## Stated exercise
Starting at the first line of the listing below, repeat each line exactly until the line containing "-- ([xshift=2.5pt,yshift=10pt]slab.north east);", which you include. Leave out pictures.
-- Begin --
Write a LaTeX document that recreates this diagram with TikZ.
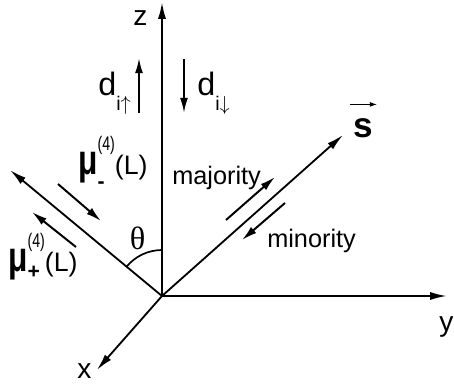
\documentclass[tikz,border=0pt]{standalone}
\usepackage{graphicx}
\usepackage[no-math]{fontspec}
\setmainfont{Liberation Sans}
\newfontfamily\greekserif{Liberation Serif}
\usetikzlibrary{arrows.meta}

\newcommand{\muLabel}[2]{{\fontsize{30}{30}\selectfont\bfseries\scalebox{0.75}[1]{μ}}%
  \rlap{\raisebox{#2}{\fontsize{15}{15}\selectfont\bfseries #1}}%
  \raisebox{17pt}{\fontsize{14}{14}\selectfont\scalebox{0.72}[1]{(4)}}%
  {\fontsize{19}{19}\selectfont(L)}}
\newcommand{\dLabel}[1]{d\raisebox{-11pt}{\fontsize{14}{14}\selectfont i$#1$}}

\tikzset{
  axisline/.style={line width=1.4pt, -{Latex[length=4.2mm,width=2mm]}},
  spinarrow/.style={line width=1.4pt, -{Latex[length=3.8mm,width=2mm]}},
  vecarrow/.style={line width=0.8pt, -{Latex[length=1.8mm,width=1.2mm]}},
  lbl/.style={font=\fontsize{18}{20}\selectfont, inner sep=0pt, anchor=base west},
  axlbl/.style={font=\fontsize{20}{22}\selectfont, inner sep=0pt, anchor=base west},
  biglbl/.style={font=\fontsize{23}{24}\selectfont, inner sep=0pt, anchor=base west}
}

\begin{document}
\begin{tikzpicture}
\useasboundingbox (-4.05,-2.35) rectangle (7.3,7.4);

\coordinate (O) at (0,0);
\coordinate (zend) at (0,7.35);
\coordinate (yend) at (7.125,0);
\coordinate (xend) at (-1.63,-1.85);
\coordinate (lend) at (-3.8,3.15);
\coordinate (send) at (4.525,4.025);

% axes
\draw[axisline] (O) -- (zend);
\draw[axisline] (O) -- (yend);
\draw[axisline,line width=1.3pt] (O) -- (xend);
\draw[axisline,line width=1.3pt] (O) -- (lend);
\draw[axisline,line width=1.3pt] (O) -- (send);

\node[axlbl] (zlab) at (-0.725,6.775) {z};
\node[axlbl] (ylab) at (6.93,-0.875) {y};
\node[axlbl] (xlab) at (-2.125,-2.05) {x};
\node[font=\fontsize{25}{26}\selectfont\bfseries, inner sep=0pt] (slab) at (5.04,4.19) {s};
\draw[vecarrow] ([xshift=-2.5pt,yshift=10pt]slab.north west) -- ([xshift=2.5pt,yshift=10pt]slab.north east);

% angle
\draw[line width=1.2pt] (0,1.15) arc[start angle=90, end angle=140, radius=1.15];
\node[font=\greekserif\fontsize{23}{24}\selectfont, inner sep=0pt] (theta) at (-0.6125,1.4375) {θ};

% d orbitals
\coordinate (dua) at (-0.575,4.575);
\coordinate (dub) at (-0.575,5.95);
\coordinate (dda) at (0.55,5.925);
\coordinate (ddb) at (0.55,4.575);
\draw[spinarrow] (dua) -- (dub);
\draw[spinarrow] (dda) -- (ddb);
\node[biglbl] (dup) at (-1.6,5.025) {\dLabel{\uparrow}};
\node[biglbl] (ddown) at (0.875,5.025) {\dLabel{\downarrow}};

% chemical potentials
\coordinate (ma) at (-2.6,2.8);
\coordinate (mb) at (-1.525,1.875);
\coordinate (pa) at (-2.15,1.225);
\coordinate (pb) at (-3.25,2.1);
\draw[spinarrow] (ma) -- (mb);
\draw[spinarrow] (pa) -- (pb);
\node[lbl] (muminus) at (-2.1,3.05) {\muLabel{-}{-10pt}};
\node[lbl] (muplus) at (-3.85,0.625) {\muLabel{+}{-5pt}};

% majority / minority
\coordinate (ja) at (1.6,1.9);
\coordinate (jb) at (2.825,2.975);
\coordinate (na) at (3.075,2.325);
\coordinate (nb) at (2.0,1.4);
\draw[spinarrow] (ja) -- (jb);
\draw[spinarrow] (na) -- (nb);
\node[lbl] (major) at (0.25,2.8) {majority};
\node[lbl] (minor) at (2.625,1.225) {minority};

\end{tikzpicture}
\end{document}
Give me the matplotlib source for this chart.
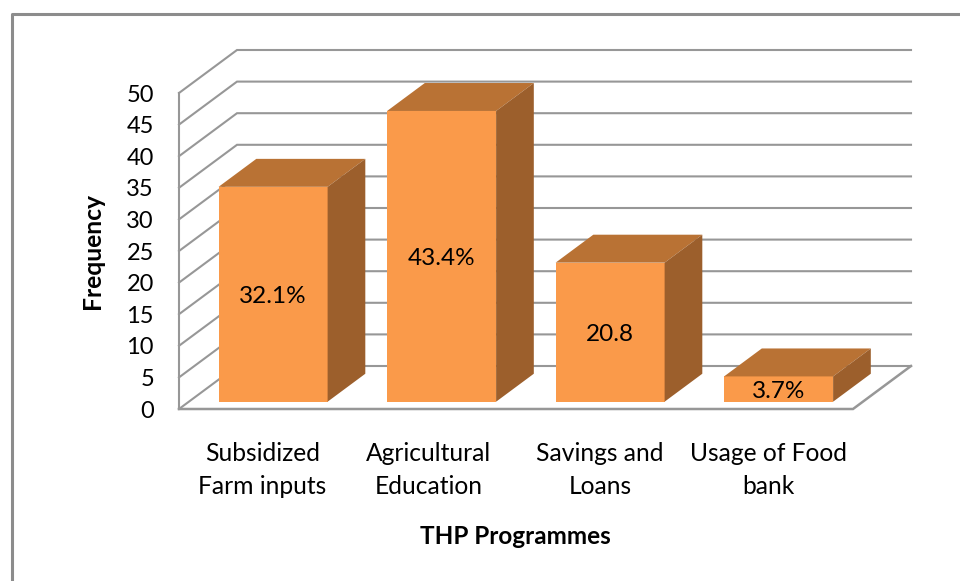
import matplotlib
matplotlib.use("Agg")
import matplotlib.pyplot as plt
from matplotlib.patches import Polygon
from matplotlib.lines import Line2D

categories = ["Subsidized\nFarm inputs", "Agricultural\nEducation", "Savings and\nLoans", "Usage of Food\nbank"]
frequency = [34, 46, 22, 4]
bar_labels = ["32.1%", "43.4%", "20.8", "3.7%"]
y_ticks = [0, 5, 10, 15, 20, 25, 30, 35, 40, 45, 50]

W, H = 960, 581
plt.rcParams['font.family'] = ['Lato', 'DejaVu Sans']
fig = plt.figure(figsize=(W/100, H/100), dpi=100)
L, R, T, B = 179, 853, 93, 409
ax = fig.add_axes([L/W, 1-B/H, (R-L)/W, (B-T)/H])
ax.set_xlim(0, 4)
ax.set_ylim(0, 50)
ax.patch.set_visible(False)
for s in ax.spines.values():
    s.set_visible(False)

px_x = 4/(R-L)
px_y = 50/(B-T)
DX = 58*px_x
DY = 43*px_y
GRID = '#979797'
LW = 1.5

for v in y_ticks:
    ax.plot([0, DX, 4+DX], [v, v+DY, v+DY], color=GRID, lw=LW, clip_on=False, zorder=1,
            solid_joinstyle='miter')
ax.plot([0, 0], [0, 50], color=GRID, lw=LW, clip_on=False, zorder=1)
ax.plot([0, 4, 4+DX], [0, 0, DY], color=GRID, lw=LW+0.3, clip_on=False, zorder=1,
        solid_joinstyle='miter')

FRONT, TOP, SIDE = '#FA9A4A', '#B97234', '#9C5F2C'
BW = 109*px_x
D0, D1 = 0.17, 0.82
for i, (v, lab) in enumerate(zip(frequency, bar_labels)):
    x0 = i + 0.5 - BW/2 + D0*DX
    x1 = x0 + BW
    y0 = D0*DY
    y1 = y0 + v
    ddx = (D1-D0)*DX
    ddy = (D1-D0)*DY
    ax.add_patch(Polygon([(x0, y0), (x1, y0), (x1, y1), (x0, y1)], fc=FRONT, ec='none', clip_on=False, zorder=3))
    ax.add_patch(Polygon([(x0, y1), (x1, y1), (x1+ddx, y1+ddy), (x0+ddx, y1+ddy)], fc=TOP, ec='none', clip_on=False, zorder=3))
    ax.add_patch(Polygon([(x1, y0), (x1+ddx, y0+ddy), (x1+ddx, y1+ddy), (x1, y1)], fc=SIDE, ec='none', clip_on=False, zorder=3))
    ax.annotate(lab, ((x0+x1)/2, (y0+y1)/2), xytext=(0, -2), textcoords='offset pixels',
                ha='center', va='center', fontsize=17.5, color='black', zorder=4)

ax.set_yticks(y_ticks)
ax.set_yticklabels([str(v) for v in y_ticks], fontsize=17)
ax.set_xticks([0.495, 1.48, 2.5, 3.5])
ax.set_xticklabels(categories, fontsize=17.7, linespacing=1.5)
ax.tick_params(axis='both', length=0)
ax.tick_params(axis='y', pad=18)
ax.tick_params(axis='x', pad=24)
fig.text(92/W, 1-251/H, "Frequency", rotation=90, ha='center', va='center', fontsize=17.7, fontweight='bold')
fig.text(515/W, 1-537/H, "THP Programmes", ha='center', va='center', fontsize=17.5, fontweight='bold')

fig.add_artist(Line2D([12/W, 12/W, 1], [0, 1-14/H, 1-14/H], color='#8c8c8c', lw=2.2, transform=fig.transFigure))
fig.savefig("out.png", dpi=100, facecolor='white')
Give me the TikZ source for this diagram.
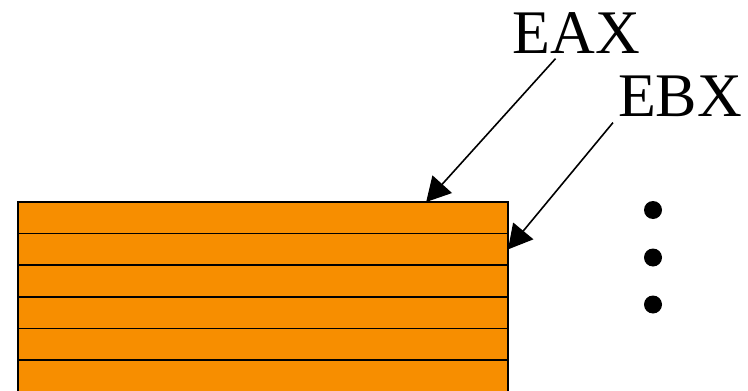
\documentclass[tikz,border=0pt]{standalone}
\usepackage{fontspec}
\setmainfont{Liberation Serif}
\usetikzlibrary{arrows.meta, positioning, calc}
\definecolor{stackorange}{RGB}{247,142,0}

\begin{document}
\begin{tikzpicture}[
        x=1pt, y=-1pt,
        node distance=0pt,
        cell/.style={fill=stackorange, minimum width=490pt, minimum height=31.6pt, inner sep=0pt, outer sep=0pt},
        edge/.style={line width=1.6pt},
        reg/.style={inner sep=0pt, font=\fontsize{62}{62}\selectfont},
        dot/.style={circle, fill, minimum size=18pt, inner sep=0pt},
        arrow/.style={-{Triangle[length=24pt, width=26pt]}, line width=1.6pt}
    ]
    \useasboundingbox (0,0) rectangle (748,391);
    % the stack
    \node[cell] (r1) at (263,217.8) {};
    \foreach \i/\j in {2/1, 3/2, 4/3, 5/4, 6/5}
        \node[cell, below=of r\j] (r\i) {};
    \foreach \i in {1,...,6}
        \draw[edge] (r\i.north west) rectangle (r\i.south east);
    % registers
    \node[reg] (eax) at (576.5,33) {EAX};
    \node[reg] (ebx) at (680,96) {EBX};
    \draw[arrow] ([xshift=-21pt, yshift=-5pt]eax.south) -- ($(r1.north west)!0.833!(r1.north east)$);
    \draw[arrow] ([xshift=-67pt, yshift=-6pt]ebx.south) -- (r2.east);
    % more below
    \node[dot] (d1) at (653,210) {};
    \node[dot] (d2) at (653,257.5) {};
    \node[dot] (d3) at (653,304.5) {};
\end{tikzpicture}
\end{document}
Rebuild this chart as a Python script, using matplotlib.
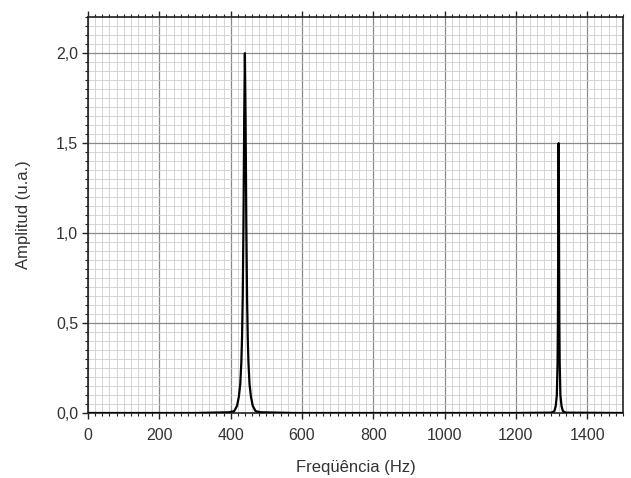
-- End --
## Result of this exercise
Write a LaTeX document that recreates this diagram with TikZ.
\documentclass[tikz,border=0pt]{standalone}
\usepackage{graphicx}
\usepackage[no-math]{fontspec}
\setmainfont{Liberation Sans}
\newfontfamily\greekserif{Liberation Serif}
\usetikzlibrary{arrows.meta}

\newcommand{\muLabel}[2]{{\fontsize{30}{30}\selectfont\bfseries\scalebox{0.75}[1]{μ}}%
  \rlap{\raisebox{#2}{\fontsize{15}{15}\selectfont\bfseries #1}}%
  \raisebox{17pt}{\fontsize{14}{14}\selectfont\scalebox{0.72}[1]{(4)}}%
  {\fontsize{19}{19}\selectfont(L)}}
\newcommand{\dLabel}[1]{d\raisebox{-11pt}{\fontsize{14}{14}\selectfont i$#1$}}

\tikzset{
  axisline/.style={line width=1.4pt, -{Latex[length=4.2mm,width=2mm]}},
  spinarrow/.style={line width=1.4pt, -{Latex[length=3.8mm,width=2mm]}},
  vecarrow/.style={line width=0.8pt, -{Latex[length=1.8mm,width=1.2mm]}},
  lbl/.style={font=\fontsize{18}{20}\selectfont, inner sep=0pt, anchor=base west},
  axlbl/.style={font=\fontsize{20}{22}\selectfont, inner sep=0pt, anchor=base west},
  biglbl/.style={font=\fontsize{23}{24}\selectfont, inner sep=0pt, anchor=base west}
}

\begin{document}
\begin{tikzpicture}
\useasboundingbox (-4.05,-2.35) rectangle (7.3,7.4);

\coordinate (O) at (0,0);
\coordinate (zend) at (0,7.35);
\coordinate (yend) at (7.125,0);
\coordinate (xend) at (-1.63,-1.85);
\coordinate (lend) at (-3.8,3.15);
\coordinate (send) at (4.525,4.025);

% axes
\draw[axisline] (O) -- (zend);
\draw[axisline] (O) -- (yend);
\draw[axisline,line width=1.3pt] (O) -- (xend);
\draw[axisline,line width=1.3pt] (O) -- (lend);
\draw[axisline,line width=1.3pt] (O) -- (send);

\node[axlbl] (zlab) at (-0.725,6.775) {z};
\node[axlbl] (ylab) at (6.93,-0.875) {y};
\node[axlbl] (xlab) at (-2.125,-2.05) {x};
\node[font=\fontsize{25}{26}\selectfont\bfseries, inner sep=0pt] (slab) at (5.04,4.19) {s};
\draw[vecarrow] ([xshift=-2.5pt,yshift=10pt]slab.north west) -- ([xshift=2.5pt,yshift=10pt]slab.north east);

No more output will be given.